In class this week, we are discussing Toward a Literacy of a Promise: Joining the African American Struggle. We’ll pause and (re)look at pages 6-10— two subsections called: 1) “School Literacy and the Discourses of Power”; 2) “Schooled Literacy and Traditional Forms of Literacy Instruction.” Powell has taken theories of New Literacies Studies (NLS) and Critical Discourse Analysis (CDA) and really made that her own, in her own words/frames of reference, and politics of location. We need to do the same… here is my version…
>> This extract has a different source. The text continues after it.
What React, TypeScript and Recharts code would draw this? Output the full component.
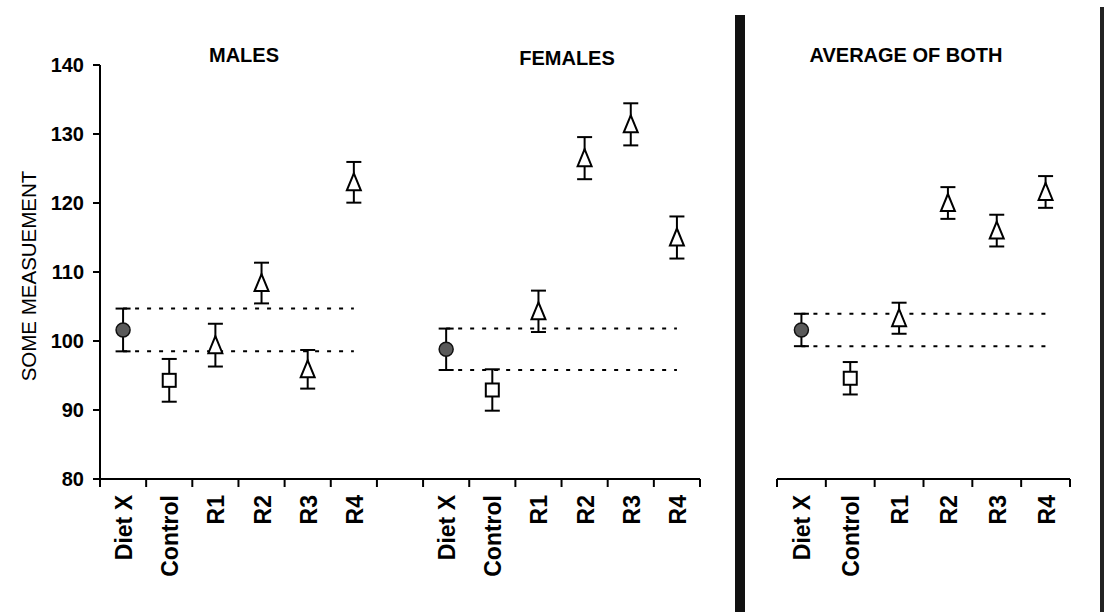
import { ComposedChart, Line, XAxis, YAxis, ErrorBar, ReferenceLine } from "recharts"

const FONT = '"Liberation Sans", Arial, sans-serif'

const categories = ['Diet X', 'Control', 'R1', 'R2', 'R3', 'R4']
const markerKinds = ['circle', 'square', 'tri', 'tri', 'tri', 'tri']
const yTicks = [80, 90, 100, 110, 120, 130, 140]

const maleMeans = [101.6, 94.3, 99.4, 108.4, 95.9, 123.0]
const maleErrs = [3.1, 3.1, 3.1, 2.95, 2.8, 2.95]
const femaleMeans = [98.8, 92.9, 104.3, 126.5, 131.4, 115.0]
const femaleErrs = [3.0, 3.0, 3.0, 3.05, 3.05, 3.05]
const bothMeans = [101.6, 94.6, 103.3, 120.0, 116.0, 121.6]
const bothErrs = [2.35, 2.35, 2.25, 2.3, 2.3, 2.3]

// left panel: males at 0..6, gap, females at 7..13
const leftData = [
  ...maleMeans.map((m, i) => ({ x: i + 0.5, mean: m, err: maleErrs[i], kind: markerKinds[i] })),
  ...femaleMeans.map((m, i) => ({ x: i + 7.5, mean: m, err: femaleErrs[i], kind: markerKinds[i] })),
]
const rightData = bothMeans.map((m, i) => ({ x: i + 0.5, mean: m, err: bothErrs[i], kind: markerKinds[i] }))

const leftTicks = [
  ...Array.from({ length: 14 }, (_, i) => i),
  ...[0, 1, 2, 3, 4, 5].map(i => i + 0.5),
  ...[0, 1, 2, 3, 4, 5].map(i => i + 7.5),
]
const rightTicks = [
  ...Array.from({ length: 7 }, (_, i) => i),
  ...[0, 1, 2, 3, 4, 5].map(i => i + 0.5),
]

const labelFor = (v: number) => {
  if (v < 6) return categories[Math.floor(v)]
  if (v >= 7) return categories[Math.floor(v) - 7]
  return ''
}

const XTick = (props: any) => {
  const { x, y, payload } = props
  const v = payload.value
  if (Number.isInteger(v)) {
    return <line x1={x} x2={x} y1={y} y2={y + 8} stroke="#000" strokeWidth={2} />
  }
  return (
    <text transform={`translate(${x + 9},${y + 16}) rotate(-90)`} textAnchor="end"
      fontSize={23} fontWeight="bold" fill="#000" fontFamily={FONT}>
      {labelFor(v)}
    </text>
  )
}

const Marker = (props: any) => {
  const { cx, cy, payload, index } = props
  if (cx == null || cy == null) return <g key={`m${index}`} />
  if (payload.kind === 'circle') {
    return <circle key={`m${index}`} cx={cx} cy={cy} r={7} fill="#5a5a5a" stroke="#111" strokeWidth={1.5} />
  }
  if (payload.kind === 'square') {
    return <rect key={`m${index}`} x={cx - 6.5} y={cy - 6.5} width={13} height={13} fill="#fff" stroke="#000" strokeWidth={2} />
  }
  const pts = `${cx},${cy - 9} ${cx - 7},${cy + 8} ${cx + 7},${cy + 8}`
  return <polygon key={`m${index}`} points={pts} fill="#fff" stroke="#000" strokeWidth={2} />
}

const dashed = { stroke: '#000', strokeWidth: 2, strokeDasharray: '4 8' }

export default function App() {
  return (
    <div style={{ position: 'absolute', left: 0, top: 0, width: 1105, height: 612, background: '#fff', fontFamily: FONT }}>
      <div style={{ position: 'absolute', left: 0, top: 0 }}>
        <ComposedChart width={720} height={612} data={leftData} margin={{ top: 65, right: 20, bottom: 33, left: 40 }}>
          <XAxis dataKey="x" type="number" domain={[0, 13]} ticks={leftTicks} interval={0}
            tick={<XTick />} tickLine={false} tickSize={0} tickMargin={0} height={100}
            axisLine={{ stroke: '#000', strokeWidth: 2 }} allowDataOverflow />
          <YAxis type="number" domain={[80, 140]} ticks={yTicks} interval={0} width={60}
            tick={{ fill: '#000', fontSize: 20, fontWeight: 'bold', fontFamily: FONT }}
            tickLine={{ stroke: '#000', strokeWidth: 2 }} tickSize={7} tickMargin={9}
            axisLine={{ stroke: '#000', strokeWidth: 2 }} />
          <ReferenceLine segment={[{ x: 0.5, y: maleMeans[0] + maleErrs[0] }, { x: 5.5, y: maleMeans[0] + maleErrs[0] }]} {...dashed} />
          <ReferenceLine segment={[{ x: 0.5, y: maleMeans[0] - maleErrs[0] }, { x: 5.5, y: maleMeans[0] - maleErrs[0] }]} {...dashed} />
          <ReferenceLine segment={[{ x: 7.5, y: femaleMeans[0] + femaleErrs[0] }, { x: 12.5, y: femaleMeans[0] + femaleErrs[0] }]} {...dashed} />
          <ReferenceLine segment={[{ x: 7.5, y: femaleMeans[0] - femaleErrs[0] }, { x: 12.5, y: femaleMeans[0] - femaleErrs[0] }]} {...dashed} />
          <Line dataKey="mean" stroke="none" dot={Marker} activeDot={false} isAnimationActive={false}>
            <ErrorBar dataKey="err" direction="y" width={7.5} strokeWidth={2} stroke="#000" />
          </Line>
        </ComposedChart>
      </div>
      <div style={{ position: 'absolute', left: 757, top: 0 }}>
        <ComposedChart width={333} height={612} data={rightData} margin={{ top: 65, right: 20, bottom: 33, left: 20 }}>
          <XAxis dataKey="x" type="number" domain={[0, 6]} ticks={rightTicks} interval={0}
            tick={<XTick />} tickLine={false} tickSize={0} tickMargin={0} height={100}
            axisLine={{ stroke: '#000', strokeWidth: 2 }} allowDataOverflow />
          <YAxis type="number" domain={[80, 140]} hide />
          <ReferenceLine segment={[{ x: 0.5, y: bothMeans[0] + bothErrs[0] }, { x: 5.5, y: bothMeans[0] + bothErrs[0] }]} {...dashed} />
          <ReferenceLine segment={[{ x: 0.5, y: bothMeans[0] - bothErrs[0] }, { x: 5.5, y: bothMeans[0] - bothErrs[0] }]} {...dashed} />
          <Line dataKey="mean" stroke="none" dot={Marker} activeDot={false} isAnimationActive={false}>
            <ErrorBar dataKey="err" direction="y" width={7.5} strokeWidth={2} stroke="#000" />
          </Line>
        </ComposedChart>
      </div>
      <svg width={1105} height={612} style={{ position: 'absolute', left: 0, top: 0, pointerEvents: 'none' }}>
        <text x={244} y={62} textAnchor="middle" fontSize={20} fontWeight="bold" fontFamily={FONT}>MALES</text>
        <text x={567} y={65} textAnchor="middle" fontSize={20} fontWeight="bold" fontFamily={FONT}>FEMALES</text>
        <text x={906} y={62} textAnchor="middle" fontSize={20} fontWeight="bold" fontFamily={FONT}>AVERAGE OF BOTH</text>
        <text transform="translate(36,276) rotate(-90)" textAnchor="middle" fontSize={20.5} fontFamily={FONT}>SOME MEASUEMENT</text>
        <rect x={735} y={15} width={10} height={597} fill="#111" />
        <rect x={1100} y={7} width={4} height={605} fill="#222" />
      </svg>
    </div>
  )
}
In simplest terms, in CDA and NLS, we think of schools as expecting and maintaining certain styles of speaking, writing, and being and thereby recycling power. There are “prescriptive norms and values” for how you must write, speak, respond, ask questions, look, sit, think, act, walk, feel, question— how loud you do it, when, where, and how. (We call these norms and values Discourses— with a capital “D”!) What researchers related to NLS and CDA are suggesting is that Anglo, upper middle class students represent Discourses that schools match (see Shirley Brice Heath’s 1983 canonical Ways with Words for a linguistic ethnography of just how much school matched white kids’ homes and ran counter to the philosophies and goals of black homes). What happens then is that the language and ways of being that have real currency, impact, and effect in the home communities of students of color have no visible value or place in school. What is important about Powell’s work is that she is NOT suggesting that we teach whitened-school practices to non-white students more effectively or efficiently (which is essentially what most teaching models consciously or unconsciously do). She is suggesting a rupture of those whitened school-practices that get communicated through textbooks, standardized tests, prepackaged learning objectives, curriculum kits, classroom techniques, etc. Literacy gets packaged as a set of neutral, static objectives that can be measured and “scientifically” managed and then students must conform to the materials, an altogether different thing than becoming conscious or literate, so that they can be (using Gee’s words): “apprenticed in the right place, at the right time, with the right people.”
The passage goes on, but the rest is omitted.